Volcano deformation and, in particular, uplift are often considered to be caused by magma moving or pressurizing underground. Magma rising towards the surface could be a sign of an imminent eruption. On the other hand, many other factors influence volcano deformation and, even if magma is rising, it may stop short, rather than erupting.
Dr Juliet Biggs and colleagues in the School of Earth Sciences, with collaborators from Cornell, Oxford and Southern Methodist University, looked at the archive of satellite data covering over 500 volcanoes worldwide, many of which have been systematically observed for over 18 years. Satellite radar (InSAR) can provide high-resolution maps of deformation, allowing the detection of unrest at many volcanoes that might otherwise go unrecognised. Such satellite data is often the only source of information for remote or inaccessible volcanoes.
The researchers applied statistical methods more traditionally used for medical diagnostic testing and found that many deforming volcanoes also erupted (46 per cent). Together with the very high proportion of non-deforming volcanoes that did not erupt (94 per cent), these jointly represent a strong indicator of a volcano's long-term eruptive potential.
Dr Biggs said: "The findings suggest that satellite radar is the perfect tool to identify volcanic unrest on a regional or global scale and target ground-based monitoring."
The work was co-funded by the UK Centre for Observation and Modelling of Earthquakes, Volcanoes and Tectonics (COMET) and STREVA, a research consortium aimed at finding ways to reduce the negative consequences of volcanic activity on people and their assets.
"Improving how we anticipate activity using new technology such as this is an important first step in doing better at forecasting and preparing for volcanic eruptions," said STREVA Principal Investigator, Dr Jenni Barclay.
Co-author Professor Willy Aspinall added: "Global studies of volcano deformation using satellite data will increasingly play a part in assessing eruption potential at more and more volcanoes, especially in regions with short historical records or limited conventional monitoring."
However, many factors and processes, some observable, but others not, influence deformation to a greater or lesser extent. These include the type of rock that forms the volcano, its tectonic characteristics and the supply rate and storage depth of magma beneath it. Thus, deformation can have different implications for different types of volcanoes. For volcanoes with short eruption cycles, the satellite record typically spans episodes that include both deformation and eruption, resulting in a high correlation between the two.

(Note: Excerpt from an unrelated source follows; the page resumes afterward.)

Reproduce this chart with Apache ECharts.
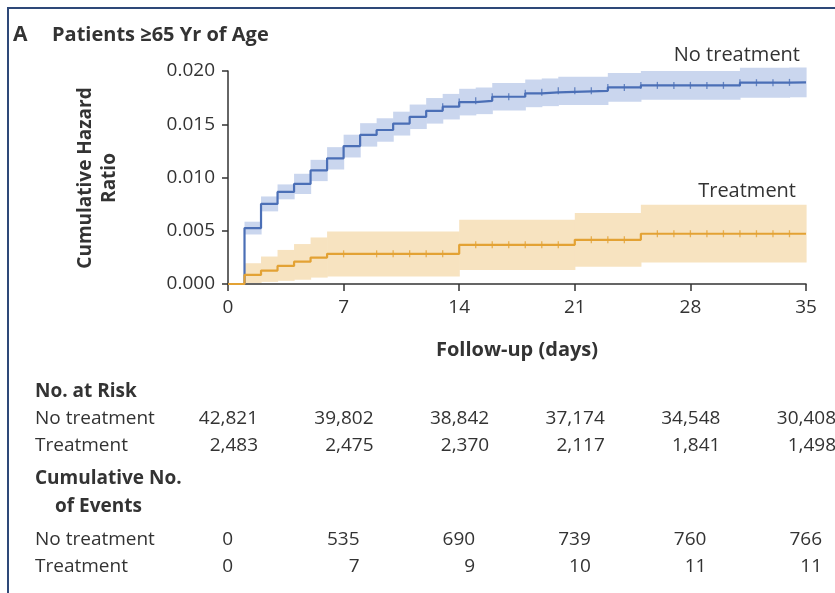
<!DOCTYPE html>
<html><head><meta charset="utf-8">
<script src="https://cdn.jsdelivr.net/npm/echarts@6/dist/echarts.min.js"></script>
<style>html,body{margin:0;padding:0;background:#fff}#c{width:835px;height:593px}</style>
</head><body><div id="c"></div>
<script>
// ---- Data ----
const xTicks = [0, 7, 14, 21, 28, 35];
const noTxDays = [0,1,2,3,4,5,6,7,8,9,10,11,12,13,14,15,16,18,19,20,23,25,31,34,35];
const noTxHaz  = [0,0.00525,0.00752,0.00865,0.0094,0.01066,0.0118,0.01295,0.0140,0.01446,0.01506,0.0157,0.01626,0.01665,0.01708,0.0172,0.01758,0.0179,0.0180,0.01814,0.01846,0.01865,0.0189,0.01893,0.01893];
const noTxLow  = [0,0.00465,0.00682,0.00795,0.00845,0.00966,0.01075,0.01188,0.0129,0.01336,0.01394,0.01455,0.01506,0.01545,0.01583,0.01595,0.01628,0.0166,0.0167,0.01681,0.01711,0.0173,0.0175,0.01753,0.01753];
const noTxHigh = [0,0.00585,0.00822,0.00935,0.01035,0.01166,0.01285,0.01402,0.0151,0.01556,0.01618,0.01685,0.01746,0.01785,0.01833,0.01845,0.01888,0.0192,0.0193,0.01947,0.01981,0.0200,0.0203,0.02033,0.02033];
const noTxCensor = [13,14,15,16,17,18,19,20,21,22,23,24,25,26,27,28,29,30,31,32,33,34];

const txDays = [0,1,2,3,4,5,6,14,21,25,35];
const txHaz  = [0,0.00085,0.00126,0.0017,0.0021,0.00248,0.00283,0.00368,0.00415,0.00472,0.00472];
const txLow  = [0,0.0001,0.0002,0.0003,0.0004,0.0006,0.0007,0.00132,0.00163,0.00201,0.00201];
const txHigh = [0,0.00195,0.00258,0.0032,0.00375,0.00437,0.00494,0.00604,0.00667,0.00745,0.00745];
const txCensor = [7,9,10,11,12,13,15,16,17,18,19,20,22,23,24,26,27,28,29,30,31,32,33,34];

const groupNames = ['No treatment', 'Treatment'];
const atRiskNoTx = ['42,821','39,802','38,842','37,174','34,548','30,408'];
const atRiskTx   = ['2,483','2,475','2,370','2,117','1,841','1,498'];
const eventsNoTx = ['0','535','690','739','760','766'];
const eventsTx   = ['0','7','9','10','11','11'];

// ---- Helpers ----
const BLUE = '#4b6fb6', BLUE_BAND = '#cad6ee';
const ORANGE = '#e3a234', ORANGE_BAND = '#f7e3c0';
const TXT = '#333333';
const FONT = '"Open Sans", "Noto Sans", sans-serif';
const pairs = (xs, ys) => xs.map((x, i) => [x, ys[i]]);
const bandRects = (xs, lo, hi) => xs.slice(0, -1).map((x, i) => [x, xs[i + 1], lo[i], hi[i]]);
function valueAt(xs, ys, d) { let v = ys[0]; for (let i = 0; i < xs.length; i++) if (xs[i] <= d) v = ys[i]; return v; }
const censorPts = (cd, xs, ys) => cd.map(d => [d, valueAt(xs, ys, d)]);
const bandRender = color => (params, api) => {
  const a = api.coord([api.value(0), api.value(3)]);
  const b = api.coord([api.value(1), api.value(2)]);
  return { type: 'rect', shape: { x: a[0], y: a[1], width: b[0] - a[0] + 0.6, height: b[1] - a[1] }, style: { fill: color } };
};

const chart = echarts.init(document.getElementById('c'), null, { renderer: 'canvas' });
const option = {
  animation: false,
  backgroundColor: '#fff',
  grid: { left: 228, right: 29, top: 71, bottom: 309, outerBoundsMode: 'none' },
  xAxis: {
    type: 'value', min: 0, max: 35, interval: 7,
    axisLine: { lineStyle: { color: '#333', width: 1.5 } },
    axisTick: { length: 7, lineStyle: { color: '#333', width: 1.5 } },
    axisLabel: { color: TXT, fontSize: 19, fontFamily: FONT, margin: 14 },
    splitLine: { show: false }
  },
  yAxis: {
    type: 'value', min: 0, max: 0.02, interval: 0.005,
    axisLine: { show: true, lineStyle: { color: '#333', width: 1.5 } },
    axisTick: { show: true, length: 6, lineStyle: { color: '#333', width: 1.5 } },
    axisLabel: { color: TXT, fontSize: 19, fontFamily: FONT, margin: 13, formatter: v => v.toFixed(3) },
    splitLine: { show: false }
  },
  series: [
    { type: 'custom', data: bandRects(noTxDays, noTxLow, noTxHigh), encode: { x: [0, 1], y: [2, 3] }, renderItem: bandRender(BLUE_BAND), z: 1, silent: true },
    { type: 'custom', data: bandRects(txDays, txLow, txHigh), encode: { x: [0, 1], y: [2, 3] }, renderItem: bandRender(ORANGE_BAND), z: 1, silent: true },
    { name: 'No treatment', type: 'line', step: 'end', data: pairs(noTxDays, noTxHaz), symbol: 'none', lineStyle: { color: BLUE, width: 2.2 }, z: 3 },
    { name: 'Treatment', type: 'line', step: 'end', data: pairs(txDays, txHaz), symbol: 'none', lineStyle: { color: ORANGE, width: 2.2 }, z: 3 },
    { type: 'scatter', data: censorPts(noTxCensor, noTxDays, noTxHaz), symbol: 'rect', symbolSize: [1.3, 7], itemStyle: { color: BLUE }, z: 4 },
    { type: 'scatter', data: censorPts(txCensor, txDays, txHaz), symbol: 'rect', symbolSize: [1.3, 7], itemStyle: { color: ORANGE }, z: 4 }
  ]
};
chart.setOption(option);

// ---- Text / annotation layer ----
const g = [];
const txt = (x, y, s, o = {}) => g.push({ type: 'text', x, y, z: 10, silent: true,
  style: Object.assign({ text: s, fill: TXT, font: `${o.bold ? 'bold ' : ''}${o.size || 19}px ${FONT}`, textAlign: o.align || 'left', textVerticalAlign: 'middle' }, o.style || {}) });

g.push({ type: 'polyline', z: 10, silent: true, shape: { points: [[8, 593], [8, 8], [835, 8]] }, style: { stroke: '#2e4878', lineWidth: 2, fill: null } });
txt(13, 35, 'A', { bold: true, size: 21 });
txt(52, 35, 'Patients \u226565 Yr of Age', { bold: true, size: 20 });
g.push({ type: 'text', x: 98, y: 178, z: 10, silent: true, rotation: Math.PI / 2,
  style: { text: 'Cumulative Hazard\nRatio', fill: TXT, font: `bold 19px ${FONT}`, textAlign: 'center', textVerticalAlign: 'middle', lineHeight: 24 } });
txt(517, 350, 'Follow-up (days)', { bold: true, size: 20, align: 'center' });
txt(800, 55, groupNames[0], { align: 'right', size: 20 });
txt(796, 191, groupNames[1], { align: 'right', size: 20 });

// table
txt(35, 392, 'No. at Risk', { bold: true, size: 19 });
txt(35, 419, groupNames[0]);
txt(35, 446, groupNames[1]);
txt(35, 479, 'Cumulative No.', { bold: true, size: 19 });
txt(55, 507, 'of Events', { bold: true, size: 19 });
txt(35, 540, groupNames[0]);
txt(35, 567, groupNames[1]);
xTicks.forEach((d, i) => {
  const px = chart.convertToPixel({ xAxisIndex: 0 }, d);
  txt(px + 30, 419, atRiskNoTx[i], { align: 'right' });
  txt(px + 30, 446, atRiskTx[i], { align: 'right' });
  const eo = i === 0 ? 5 : 16;
  txt(px + eo, 540, eventsNoTx[i], { align: 'right' });
  txt(px + eo, 567, eventsTx[i], { align: 'right' });
});
chart.setOption({ graphic: { elements: g } });
</script></body></html>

For volcanoes with long eruption cycles, the satellite record tends to capture either deformation or eruption but rarely both.
In the past, radar images of the majority of the world's volcanoes were only acquired a few times a year, but seismological data indicate that the duration of unrest before an eruption might be as short as only a few days.
Dr Biggs said: "This study demonstrates what can be achieved with global satellite coverage even with limited acquisitions, so we are looking forward to the step-change in data quantity planned for the next generation of satellites."
The European Space Agency is planning to launch its next radar mission, Sentinel-1 in early April. This mission is designed for global monitoring and will collect images every six to twelve days. Using this, scientists should be able to test the causal and temporal relationship with deformation on much shorter timescales.
Professor Tim Wright, Director of COMET, added: "This study is particularly exciting because Sentinel-1 will soon give us systematic observations of the ups and downs of every volcano on the planet. For many places, particularly in developing countries, these data could provide the only warning of an impending eruption."